MEDYA KÖŞESİ

FETO itirafçıları Latif Erdoğan ve Nurettin Veren gerçekleri

Bugünlerde kanalların gözdesi Latif Erdoğan ve Nurettin Veren! Peki kimdir bu isimler FETO'nun bir zamanlar has adamları olan Latif Erdoğan ve Nurettin Veren nasıl itirafçı oldu.

FETO itirafçıları Latif Erdoğan ve Nurettin Veren gerçekleri

Latif Erdoğan ve Nurettin Veren'i kamuoyu son olarak CNN Türk ekranlarında bu hafta başında izledi. Fethullah Gülen'in bir dönem sağ kolu olan bu iki isim örgütten ayrılıp itirafçı oldular. Haliyle kamuoyu FETÖ'yü iyi bildikleri için bu isimlerin ağızlarının içine bakar oldu.

Peki bir dönem taptıkları Fethullah Gülen'den kopan bu iki isim ne kadar güvenilir? Her söylediklerini doğru bellemek akıllıca mı?

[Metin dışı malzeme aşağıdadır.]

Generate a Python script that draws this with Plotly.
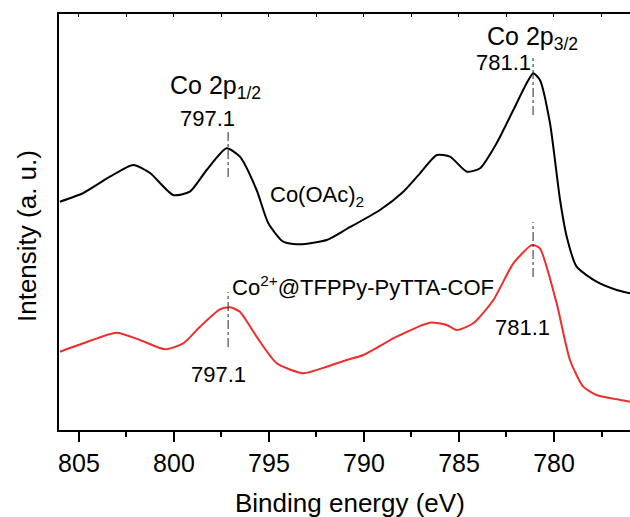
import plotly.graph_objects as go

# ---- data ----
energy_black = [806.0, 804.77, 803.37, 802.14, 801.26, 800.04, 799.16, 798.28, 797.23, 796.53,
                795.65, 795.04, 794.25, 793.37, 791.96, 790.91, 789.16, 787.93, 787.05, 786.17,
                785.47, 784.59, 783.89, 783.02, 782.14, 781.44, 781.09, 780.74, 780.21, 779.68,
                779.33, 778.81, 777.76, 776.7, 776.0]
intensity_black = [228.3, 237, 253.3, 265, 257, 235, 238.3, 260, 281.7, 273.3,
                   240, 207, 188.3, 185.7, 190, 201, 220, 238.3, 256.7, 275,
                   273.3, 258.3, 261.7, 286.7, 320, 346.7, 356.7, 350, 306.7, 230,
                   193.3, 163.3, 148.3, 140, 136.7]

energy_red = [806.0, 804.77, 803.02, 801.79, 800.47, 799.51, 798.63, 797.58, 797.05, 796.53,
              795.65, 794.59, 793.19, 791.96, 790.91, 790.03, 788.28, 786.53, 785.65, 785.12,
              784.25, 783.19, 782.14, 781.26, 781.1, 780.74, 779.86, 779.16, 778.46, 777.76,
              776.7, 776.0]
intensity_red = [78.3, 86.7, 97.3, 90, 80.7, 86.7, 103.3, 120.7, 122.7, 118.3,
                 93.3, 66.7, 56.7, 63.3, 70, 75, 93.3, 107.3, 105, 100,
                 106.7, 130, 166.7, 184, 185, 181.7, 126.7, 70, 43.3, 35,
                 30.7, 28.3]

peak_positions = [797.15, 781.1]
peak_labels = ["797.1", "781.1"]
tick_values = [805, 800, 795, 790, 785, 780]

FONT = "Liberation Sans"
RED = "rgb(240,45,45)"
X_RANGE = [806.05, 776.0]

fig = go.Figure()
fig.add_trace(go.Scatter(x=energy_black, y=intensity_black, mode="lines",
                         line=dict(color="black", width=2, shape="spline", smoothing=0.6),
                         showlegend=False, hoverinfo="skip"))
fig.add_trace(go.Scatter(x=energy_red, y=intensity_red, mode="lines",
                         line=dict(color=RED, width=2, shape="spline", smoothing=0.6),
                         showlegend=False, hoverinfo="skip"))
# invisible trace so that the top (mirror) axis is drawn
fig.add_trace(go.Scatter(x=[790], y=[0], xaxis="x2", yaxis="y", mode="markers",
                         marker=dict(opacity=0, size=1), showlegend=False,
                         hoverinfo="skip"))

# dash-dot peak markers
for x0, y0, y1 in [(peak_positions[0], 253, 298), (peak_positions[1], 315, 372),
                   (peak_positions[1], 153, 208), (peak_positions[0], 83, 138)]:
    fig.add_shape(type="line", xref="x", yref="y", x0=x0, x1=x0, y0=y0, y1=y1,
                  line=dict(color="rgb(40,40,40)", width=1, dash="dashdot"))

ann = [
    dict(x=800.32, y=343, text="Co 2p<sub>1/2</sub>", xanchor="left", size=25),
    dict(x=798.21, y=312, text=peak_labels[0], xanchor="center", size=22),
    dict(x=795.05, y=234, text="Co(OAc)<sub>2</sub>", xanchor="left", size=22),
    dict(x=783.63, y=392, text="Co 2p<sub>3/2</sub>", xanchor="left", size=25),
    dict(x=782.68, y=368, text=peak_labels[1], xanchor="center", size=22),
    dict(x=797.05, y=144, text="Co<sup>2+</sup>@TFPPy-PyTTA-COF", xanchor="left", size=22),
    dict(x=781.68, y=103, text=peak_labels[1], xanchor="center", size=22),
    dict(x=797.63, y=56, text=peak_labels[0], xanchor="center", size=22),
]
for a in ann:
    fig.add_annotation(x=a["x"], y=a["y"], xref="x", yref="y", text=a["text"],
                       showarrow=False, xanchor=a["xanchor"], yanchor="middle",
                       font=dict(family=FONT, size=a["size"], color="black"))

# axis titles
fig.add_annotation(x=(350 - 59) / 571, y=(430 - 503) / 416, xref="paper", yref="paper",
                   text="Binding energy (eV)", showarrow=False, xanchor="center",
                   yanchor="middle", font=dict(family=FONT, size=26, color="black"))
fig.add_annotation(x=(27 - 59) / 571, y=(430 - 236) / 416, xref="paper", yref="paper",
                   text="Intensity (a. u.)", showarrow=False, textangle=-90,
                   xanchor="center", yanchor="middle",
                   font=dict(family=FONT, size=26, color="black"))

fig.update_layout(
    width=630, height=517,
    margin=dict(l=59, r=0, t=14, b=87),
    paper_bgcolor="white", plot_bgcolor="white",
    xaxis=dict(range=X_RANGE, tickvals=tick_values,
               ticks="outside", ticklen=10, tickwidth=2, tickcolor="black",
               minor=dict(dtick=2.5, tick0=780, ticks="outside", ticklen=5,
                          tickwidth=2, tickcolor="black"),
               showline=True, linewidth=2, linecolor="black",
               showgrid=False, zeroline=False,
               tickfont=dict(family=FONT, size=25, color="black")),
    xaxis2=dict(range=X_RANGE, overlaying="x", side="top", anchor="y",
                dtick=2.5, tick0=780, ticks="inside", ticklen=3, tickwidth=1,
                tickcolor="black", showticklabels=False,
                showline=True, linewidth=2, linecolor="black",
                showgrid=False, zeroline=False),
    yaxis=dict(range=[0, 416], showline=True, linewidth=2, linecolor="black",
               ticks="", showticklabels=False, showgrid=False, zeroline=False),
)

fig.write_html("out.html", config={"displayModeBar": False},
               post_script="document.body.style.margin='0';document.body.style.overflow='hidden';")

Bu konuda gelin Ruşen Çakır'ın analizine göz atalım. FETO'yu ve örgütünü yıllardır yakın takipte tutan Çakır, çarpıcı bir bakış açısı ortaya koyuyor ve "İtirafçıların çoğu güce tapan kişilerdir" diyerek uyarıyor. İşte Ruşen Çakır'ın ortaya koyduğu gerçekler;

-Öncelikle bu kişilerin çoğunun Cemaat’ten kopuşları çok ciddi ideolojik, politik, ontolojik vb. arayış ve sorgulamalar sonucu olmamış. Büyük ölçüde Fethullah Gülen ile yaşadıkları anlaşmazlık, çıkar çatışması vb. gibi örgütsel meseleler nedeniyle ayrılmış, daha doğrusu ayrılmak zorunda kalmışlar.

İTİRAFÇILAR GÜCE TAPAR

-Eğer bu kişiler gerçekten Cemaat içindeki yanlışlardan rahatsız olsalardı, Batı’da “whistleblower” denen, bize de “oyunbozan” olarak tercüme edilecek şekilde, daha ayrılmadan kamuoyunu Cemaat hakkında bilgilendirmeye kalkarlardı.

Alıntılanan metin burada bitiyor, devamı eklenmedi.